Zumal Landrat Rückert die Zusage vom Land erhalten habe, dass mit Fertigstellung von Stuttgart 21 eine stündliche, umsteigefreie Verbindung von Freudenstadt in die Landeshauptstadt integriert wird. „Und das funktioniert nur über die Orte Eutingen und Aach“, so der Landrat.
Im ersten Schritt setzt die AVG, die für den Bau des Haltepunkts verantwortlich ist, die Bahnsteigfundamente und die Bahnsteigkanten.
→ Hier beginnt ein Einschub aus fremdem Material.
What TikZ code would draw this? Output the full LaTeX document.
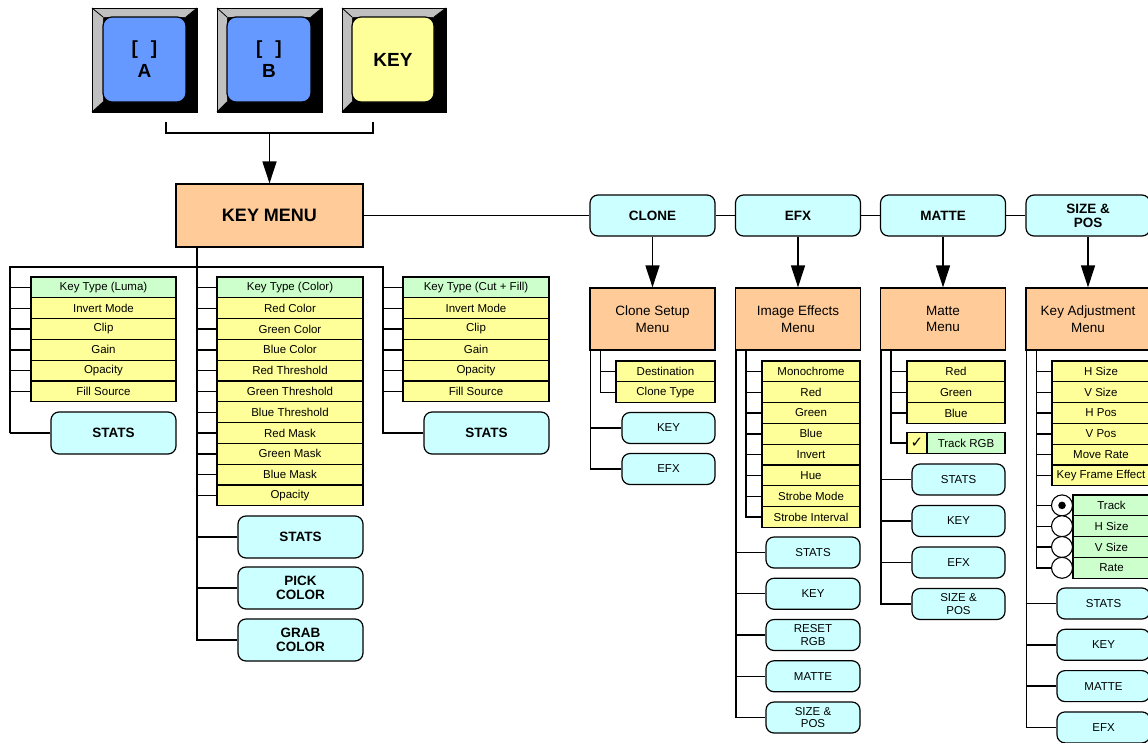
\documentclass[tikz,border=0pt]{standalone}
\usepackage{fontspec}
\setmainfont{Liberation Sans}
\newfontfamily\symfont{DejaVu Sans}
\usetikzlibrary{arrows.meta}
\definecolor{peach}{HTML}{FFCC99}
\definecolor{cyn}{HTML}{CCFFFF}
\definecolor{ylw}{HTML}{FFFF99}
\definecolor{grn}{HTML}{CCFFCC}
\definecolor{blu}{HTML}{6699FF}
\definecolor{bev}{HTML}{C0C0C0}
\begin{document}
\begin{tikzpicture}[x=1pt,y=-1pt,
 conn/.style={line width=1.4pt},
 arr/.style={line width=1.4pt,-{Triangle[width=14pt,length=22pt]}},
 item/.style={draw,fill=ylw,line width=1.1pt,minimum height=20.8pt,inner sep=0pt,font=\fontsize{11.5}{13}\selectfont},
 gitem/.style={item,fill=grn},
 btn/.style={draw,fill=cyn,rounded corners=8pt,line width=1.2pt,inner sep=0pt,align=center,font=\fontsize{11.5}{12.5}\selectfont,minimum height=31pt},
 bbtn/.style={btn,font=\bfseries\fontsize{13.5}{14}\selectfont,minimum height=42pt},
 menu/.style={draw,fill=peach,line width=1.2pt,inner sep=0pt,align=center,font=\fontsize{13.5}{16.5}\selectfont,minimum width=125pt,minimum height=62pt},
 capbevel/.style={fill=bev},
 capface/.style={draw,line width=1.2pt,rounded corners=9pt,inner sep=0pt,align=center,font=\bfseries\fontsize{19}{23}\selectfont},
 radio/.style={circle,draw,fill=white,line width=1.1pt,minimum size=21pt,inner sep=0pt},
]
\useasboundingbox (0,0) rectangle (1148,742);

% ---------- key caps ----------
\newcommand\keycap[4]{% ox0 ox1 ix0 ix1
 \fill[black] (#1,8) rectangle (#2,112);
 \fill[capbevel] (#1,8) -- (#2,8) -- (#4,17) -- (#3,17) -- (#3,102) -- (#1,112) -- cycle;
 \draw[line width=1pt] (#1,8) rectangle (#2,112);
 \draw[line width=0.8pt] (#1,8)--(#3,17) (#2,8)--(#4,17) (#1,112)--(#3,102) (#2,112)--(#4,102);
}
\keycap{92}{197}{103}{186}
\keycap{217}{322}{227}{311}
\keycap{342}{446}{352}{434}
\node[capface,fill=blu,minimum width=83pt,minimum height=85pt] (bA) at (144.5,59.5) {[\hspace{13pt}]\\A};
\node[capface,fill=blu,minimum width=84pt,minimum height=85pt] (bB) at (269,59.5) {[\hspace{13pt}]\\B};
\node[capface,fill=ylw,minimum width=82pt,minimum height=85pt] (bK) at (393,59.5) {KEY};

% ---------- key menu ----------
\node[draw,fill=peach,line width=1.2pt,minimum width=187pt,minimum height=63pt,font=\bfseries\fontsize{18}{20}\selectfont] (KM) at (269.5,215.5) {KEY MENU};
\coordinate (brl) at (166,122);
\coordinate (brr) at (373,122);
\coordinate (brm) at (269.5,133);
\draw[conn] (brl) -- (brl |- brm) -- (brr |- brm) -- (brr);
\draw[arr] (brm) -- (KM.north);

% ---------- left columns ----------
\coordinate (sL) at (10,267);
\coordinate (sC) at (197,267);
\coordinate (sR) at (383,267);

\node[gitem,minimum width=145pt] (L0) at (103.5,287.4) {Key Type (Luma)};
\foreach \t [count=\i] in {Invert Mode,Clip,Gain,Opacity,Fill Source}
  \node[item,minimum width=145pt] (L\i) at (103.5,287.4+20.8*\i) {\t};
\node[gitem,minimum width=146pt] (C0) at (290,287.4) {Key Type (Color)};
\foreach \t [count=\i] in {Red Color,Green Color,Blue Color,Red Threshold,Green Threshold,Blue Threshold,Red Mask,Green Mask,Blue Mask,Opacity}
  \node[item,minimum width=146pt] (C\i) at (290,287.4+20.8*\i) {\t};
\node[gitem,minimum width=146pt] (K0) at (476,287.4) {Key Type (Cut + Fill)};
\foreach \t [count=\i] in {Invert Mode,Clip,Gain,Opacity,Fill Source}
  \node[item,minimum width=146pt] (K\i) at (476,287.4+20.8*\i) {\t};

\node[bbtn,minimum width=125pt] (ST1) at (113.5,433) {STATS};
\node[bbtn,minimum width=125pt] (ST3) at (486.5,433) {STATS};
\node[bbtn,minimum width=125pt] (ST2) at (300.5,537) {STATS};
\node[bbtn,minimum width=125pt] (PICK) at (300.5,588) {PICK\\COLOR};
\node[bbtn,minimum width=125pt] (GRAB) at (300.5,640) {GRAB\\COLOR};

\draw[conn] (sC |- KM.south) -- (sC |- GRAB.west) -- (GRAB.west);
\draw[conn] (sL |- ST1.west) -- (sL) -- (sR) -- (sR |- ST3.west) -- (ST3.west);
\draw[conn] (sL |- ST1.west) -- (ST1.west);
\draw[conn] (ST2.west) -- (ST2.west -| sC) (PICK.west) -- (PICK.west -| sC);
\foreach \i in {0,...,5} {
  \draw[conn] (L\i.west) -- (L\i.west -| sL);
  \draw[conn] (K\i.west) -- (K\i.west -| sR);
}
\foreach \i in {0,...,10}
  \draw[conn] (C\i.west) -- (C\i.west -| sC);

% ---------- top row ----------
\node[bbtn,minimum width=125pt,minimum height=41pt] (CLONE) at (652.5,215.5) {CLONE};
\node[bbtn,minimum width=125pt,minimum height=41pt] (EFXT) at (798,215.5) {EFX};
\node[bbtn,minimum width=125pt,minimum height=41pt] (MATTET) at (943,215.5) {MATTE};
\node[bbtn,minimum width=124pt,minimum height=41pt] (SIZET) at (1088,215.5) {SIZE \&\\POS};
\draw[conn] (KM.east) -- (CLONE.west) (CLONE.east) -- (EFXT.west) (EFXT.east) -- (MATTET.west) (MATTET.east) -- (SIZET.west);

\node[menu] (CSM) at (652.5,319) {Clone Setup\\Menu};
\node[menu] (IEM) at (798,319) {Image Effects\\Menu};
\node[menu] (MM) at (943,319) {Matte\\Menu};
\node[menu,minimum width=124pt] (KAM) at (1088,319) {Key Adjustment\\Menu};
\draw[arr] (CLONE.south) -- (CSM.north);
\draw[arr] (EFXT.south) -- (IEM.north);
\draw[arr] (MATTET.south) -- (MM.north);
\draw[arr] (SIZET.south) -- (KAM.north);

% ---------- clone subtree ----------
\coordinate (cO) at ([xshift=1pt]CSM.south west);
\coordinate (cI) at ([xshift=11pt]CSM.south west);
\node[item,minimum width=99pt] (CD) at (665.5,371.4) {Destination};
\node[item,minimum width=99pt] (CT) at (665.5,392.2) {Clone Type};
\node[btn,minimum width=93pt] (CK) at (668.5,428) {KEY};
\node[btn,minimum width=93pt] (CE) at (668.5,469) {EFX};
\draw[conn] (cI) -- (cI |- CT.west) -- (CT.west) (CD.west) -- (CD.west -| cI);
\draw[conn] (cO) -- (cO |- CE.west) -- (CE.west) (CK.west) -- (CK.west -| cO);

% ---------- efx subtree ----------
\coordinate (eO) at ([xshift=1pt]IEM.south west);
\coordinate (eI) at ([xshift=11pt]IEM.south west);
\foreach \t [count=\i from 0] in {Monochrome,Red,Green,Blue,Invert,Hue,Strobe Mode,Strobe Interval}
  \node[item,minimum width=98pt] (E\i) at (811,371.4+20.8*\i) {\t};
\foreach \t [count=\i from 0] in {STATS,KEY,{RESET\\RGB},MATTE,{SIZE \&\\POS}}
  \node[btn,minimum width=94pt] (EB\i) at (813,552.5+41.25*\i) {\t};
\draw[conn] (eI) -- (eI |- E7.west) -- (E7.west);
\foreach \i in {0,...,6} \draw[conn] (E\i.west) -- (E\i.west -| eI);
\draw[conn] (eO) -- (eO |- EB4.west) -- (EB4.west);
\foreach \i in {0,...,3} \draw[conn] (EB\i.west) -- (EB\i.west -| eO);

% ---------- matte subtree ----------
\coordinate (mO) at ([xshift=1pt]MM.south west);
\coordinate (mI) at ([xshift=11pt]MM.south west);
\foreach \t [count=\i from 0] in {Red,Green,Blue}
  \node[item,minimum width=98pt] (M\i) at (956,371.4+20.8*\i) {\t};
\node[item,minimum width=20pt,font=\symfont\fontsize{15}{15}\selectfont] (MC) at (917,443) {✓};
\node[gitem,minimum width=78pt] (MG) at (966,443) {Track RGB};
\foreach \t [count=\i from 0] in {STATS,KEY,EFX,{SIZE \&\\POS}}
  \node[btn,minimum width=93pt] (MB\i) at (958.5,479.5+41.5*\i) {\t};
\draw[conn] (mI) -- (mI |- MC.west) -- (MC.west);
\foreach \i in {0,...,2} \draw[conn] (M\i.west) -- (M\i.west -| mI);
\draw[conn] (mO) -- (mO |- MB3.west) -- (MB3.west);
\foreach \i in {0,...,2} \draw[conn] (MB\i.west) -- (MB\i.west -| mO);

% ---------- size & pos subtree ----------
\coordinate (kO) at ([xshift=1pt]KAM.south west);
\coordinate (kI) at ([xshift=11pt]KAM.south west);
\foreach \t [count=\i from 0] in {H Size,V Size,H Pos,V Pos,Move Rate,Key Frame Effect}
  \node[item,minimum width=98pt] (S\i) at (1101,371.4+20.8*\i) {\t};
\foreach \t [count=\i from 0] in {Track,H Size,V Size,Rate}
  \node[gitem,minimum width=77pt] (R\i) at (1111.5,505.4+20.8*\i) {\t};
\foreach \i in {0,...,3}
  \node[radio] (O\i) at (1062,505.4+20.8*\i) {};
\fill (O0.center) circle (3.8pt);
\foreach \t [count=\i from 0] in {STATS,KEY,MATTE,EFX}
  \node[btn,minimum width=93pt] (SB\i) at (1103.5,603.5+41.3*\i) {\t};
\draw[conn] (kI) -- (kI |- O3.west) -- (O3.west);
\foreach \i in {0,...,5} \draw[conn] (S\i.west) -- (S\i.west -| kI);
\foreach \i in {0,...,2} \draw[conn] (O\i.west) -- (O\i.west -| kI);
\draw[conn] (kO) -- (kO |- SB3.west) -- (SB3.west);
\foreach \i in {0,...,2} \draw[conn] (SB\i.west) -- (SB\i.west -| kO);
\end{tikzpicture}
\end{document}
Es gibt mehrere Bauabschnitte, gearbeitet wird hauptsächlich in Nachtschichten. Die 140 Meter lange Haltestelle wird barrierefrei gestaltet, verfügt über eine Wartehalle mit Sitzbänken und einen Fahrkartenautomaten. Mit dem Bau des P+R-Platzes, für den dann die Gemeinde Eutingen verantwortlich ist, wird im Frühjahr 2020 begonnen. Fahrgäste können aber provisorische Parkplätze nutzen, sobald der Haltepunkt angefahren wird.
Die Kosten belaufen sich einschließlich Planung auf etwa 766 000 Euro – nach Abzug eines Zuschusses aus dem Gemeindeverkehrsfinanzierungsgesetzes in Höhe von 460 000 Euro beträgt der Gemeindeanteil noch 306 000 Euro. Zudem wird noch ein Zuschuss aus dem Ausgleichstock in Höhe von 62 800 Euro erwartet.